Why agree to a comeback? Fans could be disappointed.

Feb 10, 2015 21:12



There's a neat symmetry to the way the plot of Federico Fellini's 1986 film Ginger and Fred -- about the reunion of a tap-dancing duo after 30 years on live television -- mirrors the return of his wife and muse Giulietta Masina to the fold after two decades. Last seen in 1965's Juliet of the Spirits, Masina stars as Amelia (stage name: Ginger), who agrees to appear on a special Christmas edition of gaudy variety show We Are Proud to Present with her former partner Pippo (a vanity-free Marcello Mastroianni) and frets that they aren't given time to properly rehearse. For his part, Pippo seems all too eager to take the money and run, not caring whether he makes a fool out of himself in the process.
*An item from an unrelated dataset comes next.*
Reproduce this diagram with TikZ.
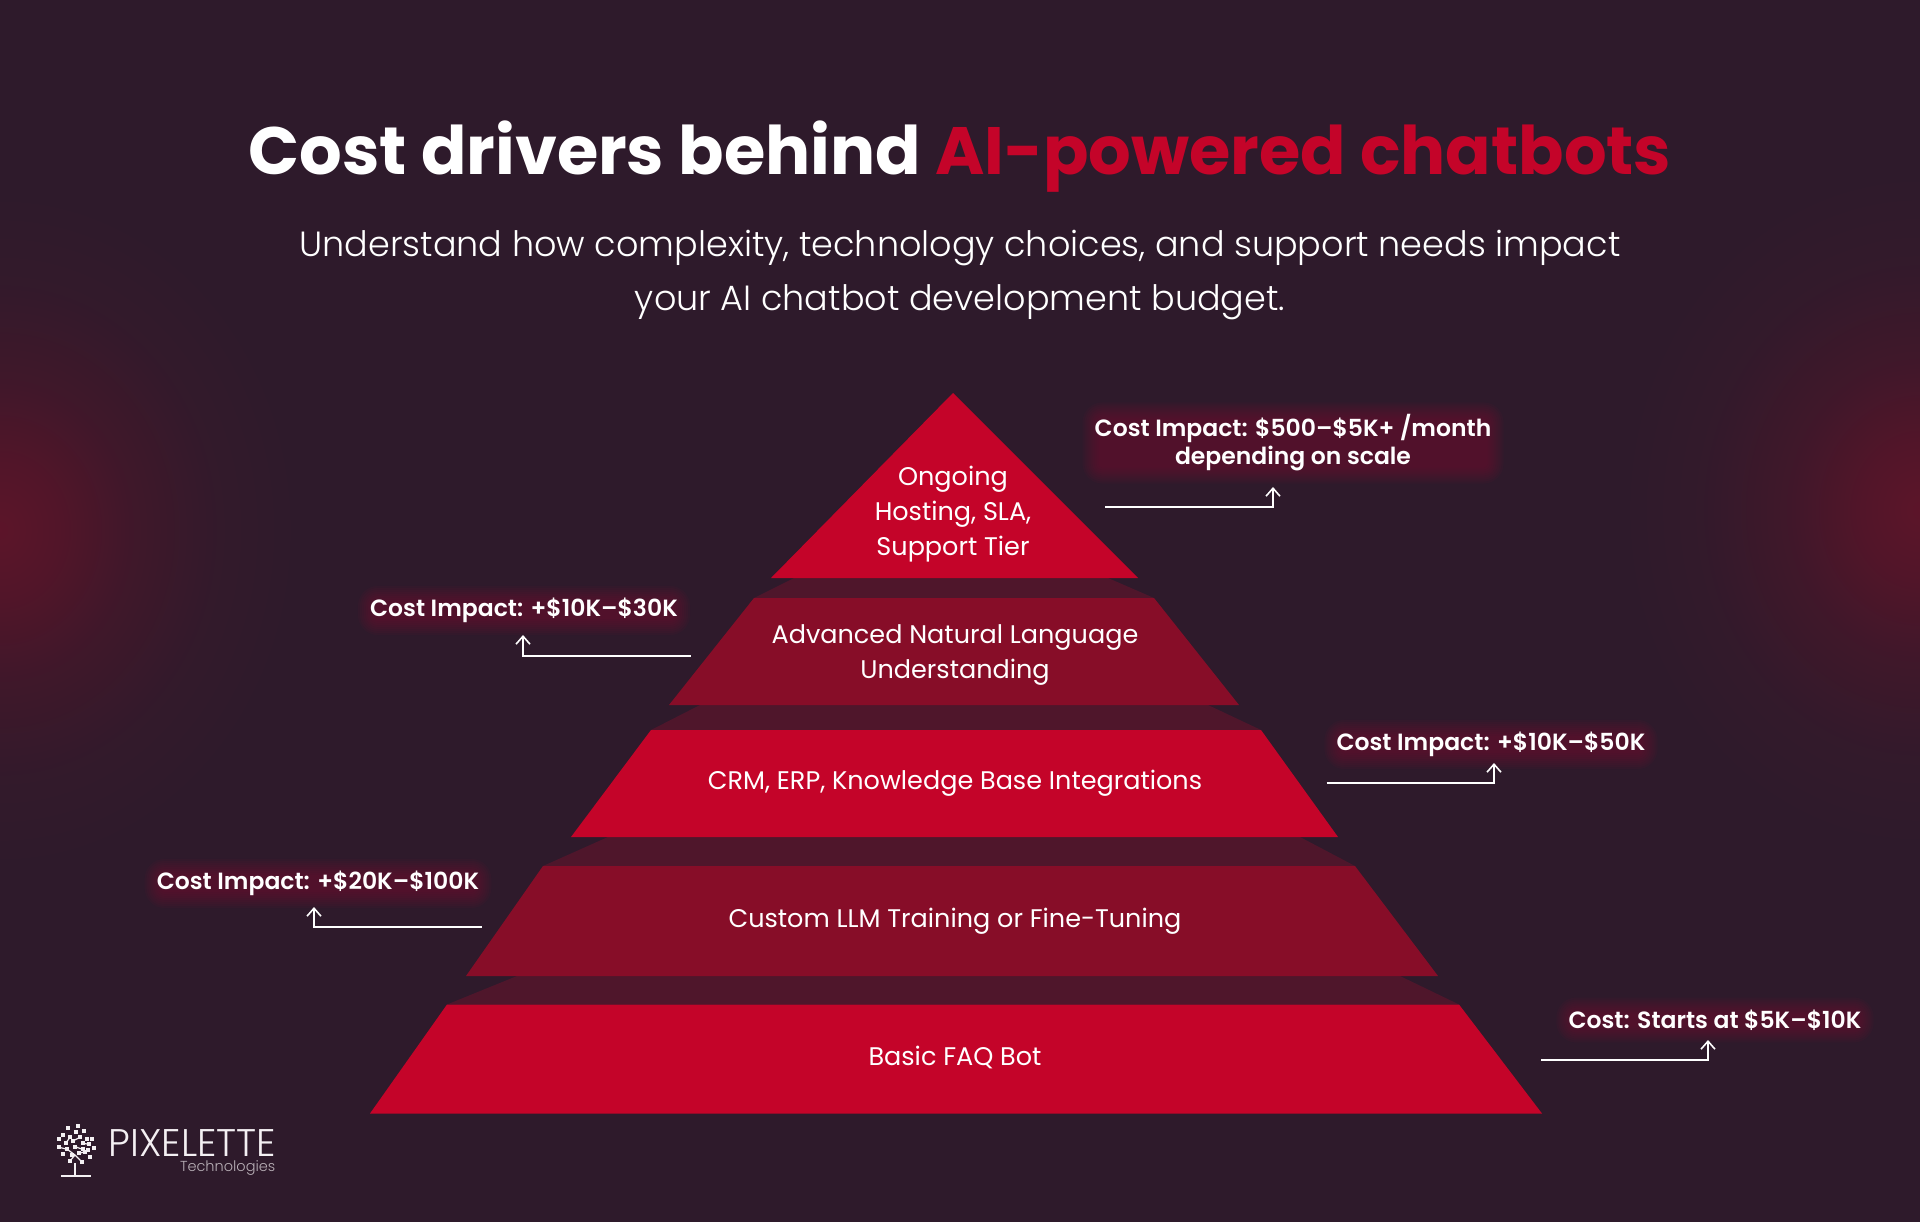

In light of the film's depiction of the frenzied preparations for the television broadcast (hosted by Franco Fabrizi, also reuniting with Fellini for the first time in decades) and the jockeying for attention that surrounds the whole enterprise, it quickly becomes clear that Fellini doesn't think too much of the medium. (This is also reflected in the lightly satirized commercials and the way various characters' eyes are glued to the set by a dramatic football match or a flashy pop-music clip.) Underneath it all, though, there's an air of finality built into Amelia and Pippo's belated bid for the limelight, from the actor in a skeleton costume looming over Pippo's shoulder in the studio commissary to the choice of Irving Berlin's "Let's Face the Music and Dance" for the medley of show tunes the two of them dance to as "Ginger and Fred." Even if they are asked for their autographs while they're bidding each other farewell in the film's closing moments, the understanding is that this attention will be fleeting at best and they'll dip back into anonymity as quickly as you can change the channel.